Moreover, Ratcliffe has echoed all of Trump’s efforts to dismiss the Trump-Russia scandal and denigrate former special counsel Robert Mueller’s investigation. He has bolstered Trump’s baseless claim that Mueller had a bias against Trump because the former FBI director asked Trump to be appointed to head the bureau again and was turned down. (When he recently testified before Congress, Mueller said he had not asked Trump for the position and had met with him only to talk about what Trump should look for in a FBI chief.) And Ratcliffe has claimed that Mueller placed on his investigative team two FBI officials—Peter Strzok and Lisa Page—whose text messages showed they despised Trump. Mueller, though, inherited both of them, and he bounced them from the probe when the texts came out.

The man who would be the nation’s top intelligence chief has also been one of the key proponents of the idea that Trump could not be guilty of obstruction of justice because Mueller in the end did not charge him or his crew with conspiring with the Russians. Yet many legal experts have challenged this argument. After all, a successful obstruction might prevent a prosecutor from being able to proceed with a criminal case.

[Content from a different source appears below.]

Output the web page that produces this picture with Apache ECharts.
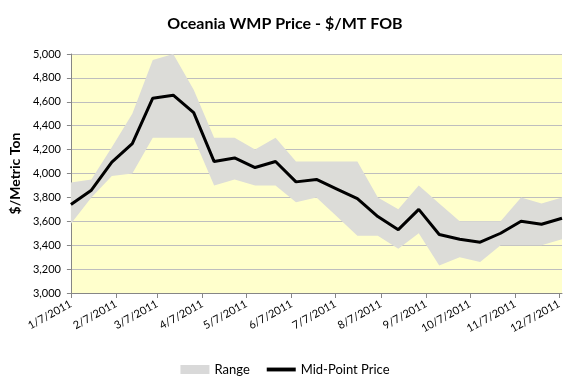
<!DOCTYPE html>
<html>
<head>
<meta charset="utf-8">
<script src="https://cdn.jsdelivr.net/npm/echarts@6/dist/echarts.min.js"></script>
<style>html,body{margin:0;padding:0;background:#fff}#c{width:570px;height:382px}</style>
</head>
<body>
<div id="c"></div>
<script>
// Biweekly observation dates
const dates = ['2011-01-07','2011-01-21','2011-02-04','2011-02-18','2011-03-04','2011-03-18','2011-04-01','2011-04-15','2011-04-29','2011-05-13','2011-05-27','2011-06-10','2011-06-24','2011-07-08','2011-07-22','2011-08-05','2011-08-19','2011-09-02','2011-09-16','2011-09-30','2011-10-14','2011-10-28','2011-11-11','2011-11-25','2011-12-09'];
const midPrice = [3740,3860,4095,4250,4630,4655,4510,4100,4130,4050,4100,3930,3950,3870,3790,3640,3530,3700,3490,3450,3425,3500,3600,3575,3625];
const rangeLow = [3580,3800,3980,4000,4300,4300,4300,3900,3950,3900,3900,3760,3800,3640,3480,3480,3370,3500,3230,3300,3260,3400,3400,3400,3450];
const rangeHigh = [3925,3950,4220,4500,4950,5000,4700,4300,4300,4200,4300,4100,4100,4100,4100,3800,3700,3900,3750,3600,3600,3600,3800,3750,3800];
const tickDates = ['2011-01-07','2011-02-07','2011-03-07','2011-04-07','2011-05-07','2011-06-07','2011-07-07','2011-08-07','2011-09-07','2011-10-07','2011-11-07','2011-12-07'];
const yTicks = [3000,3200,3400,3600,3800,4000,4200,4400,4600,4800,5000];

const ts = s => { const p = s.split('-').map(Number); return Date.UTC(p[0], p[1]-1, p[2]); };
const fmtDate = v => { const d = new Date(v); return (d.getUTCMonth()+1) + '/' + d.getUTCDate() + '/' + d.getUTCFullYear(); };
const X = dates.map(ts);
const FONT = 'Lato, "Open Sans", sans-serif';
const BAND = '#DCDCD8';

const chart = echarts.init(document.getElementById('c'), null, {renderer:'canvas'});
chart.setOption({
  animation: false,
  backgroundColor: '#ffffff',
  textStyle: {fontFamily: FONT},
  title: {
    text: 'Oceania WMP Price - $/MT FOB',
    left: 'center', top: 11,
    textStyle: {fontFamily: FONT, fontSize: 16, fontWeight: 'bold', color: '#000'}
  },
  legend: {
    bottom: 1, left: 'center',
    itemWidth: 29, itemHeight: 9, itemGap: 17,
    textStyle: {fontFamily: FONT, fontSize: 13, color: '#000'},
    data: [
      {name: 'Range', icon: 'rect', itemStyle: {color: '#D9D9D9'}},
      {name: 'Mid-Point Price', icon: 'path://M0,0 L30,0 L30,4 L0,4 Z', itemStyle: {color: '#000'}}
    ]
  },
  grid: {
    left: 64, right: 8, top: 54, bottom: 89,
    show: true, backgroundColor: '#FFFFCC', borderWidth: 0
  },
  xAxis: {
    type: 'value',
    min: ts(dates[0]), max: ts(dates[dates.length-1]),
    axisLine: {show: true, lineStyle: {color: '#868686', width: 1}},
    axisTick: {show: true, length: 5, lineStyle: {color: '#868686'}, customValues: tickDates.map(ts)},
    axisLabel: {
      customValues: tickDates.map(ts),
      formatter: v => fmtDate(v),
      rotate: 29, fontFamily: FONT, fontSize: 11, color: '#000', margin: 10
    },
    splitLine: {show: false}
  },
  yAxis: {
    type: 'value', min: 3000, max: 5000, interval: 200,
    name: '$/Metric Ton', nameLocation: 'middle', nameGap: 47,
    nameTextStyle: {fontFamily: FONT, fontSize: 14, fontWeight: 'bold', color: '#000'},
    axisLine: {show: true, lineStyle: {color: '#868686', width: 1}},
    axisTick: {show: true, length: 4, inside: false, lineStyle: {color: '#868686'}},
    axisLabel: {
      fontFamily: FONT, fontSize: 11, color: '#000', margin: 10,
      formatter: v => yTicks.includes(v) ? v.toLocaleString('en-US') : ''
    },
    splitLine: {show: true, lineStyle: {color: '#BEBEBE', width: 1}}
  },
  series: [
    {
      name: 'Range', type: 'custom', z: 2,
      itemStyle: {color: BAND},
      data: X.map((x, i) => [x, rangeLow[i], rangeHigh[i]]),
      renderItem: function (params, api) {
        if (params.dataIndex !== 0) return null;
        const top = X.map((x, i) => api.coord([x, rangeHigh[i]]));
        const bot = X.map((x, i) => api.coord([x, rangeLow[i]])).reverse();
        return {
          type: 'polygon',
          shape: {points: top.concat(bot)},
          style: {fill: BAND, stroke: null}
        };
      }
    },
    {
      name: 'Mid-Point Price', type: 'line', symbol: 'none', z: 5,
      lineStyle: {color: '#000', width: 3}, itemStyle: {color: '#000'},
      data: X.map((x, i) => [x, midPrice[i]])
    }
  ]
});
</script>
</body>
</html>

Ultimately, Ratcliffe has adopted Trump’s framework: The only issue in the Russia scandal was whether there was direct collusion between Trump’s gang and Russia, as Moscow waged information warfare against the United States. But the scandal is much wider than that. Trump and his team, as Mueller’s final report noted, denied the attack was real, while encouraging it and seeking to benefit from it. Trump’s top campaign aides interacted with a Russian intermediary in an effort to be part of what they were told was a Russian plot to help Trump. (That’s the infamous Trump Tower meeting that occurred in June 2016.) Trump also brazenly lied about his Russian business dealings—which included contacts between his company and Putin’s office—while he was running for president. None of this is a concern for Ratcliffe.

The current director of national intelligence, Dan Coats, has regularly referred to Putin’s attack on the 2016 election and warned that Russia is likely to target the United States again. This appears to have irritated Trump, who has refused to come to terms with the previous assault because it has cast a taint on the election that landed him in the White House. With Ratcliffe, Trump will have a true comrade in charge of the nation’s intelligence apparatus—a man who has parroted both Trump’s claim that there was no Russia scandal and Trump’s alternative-reality fairy tale that he has been the victim of a Deep State plot.

Of course, it is the responsibility of the director of national intelligence to present the president the unvarnished truth, clear and fact-based intelligence that the commander in chief can use to reach informed decisions about vital national security matters. But clearly Trump would rather be handed information that reinforces his biases, impulses, and interests. With his demonstrable ability and willingness to bend the truth for Trump, Ratcliffe is the perfect man for that job.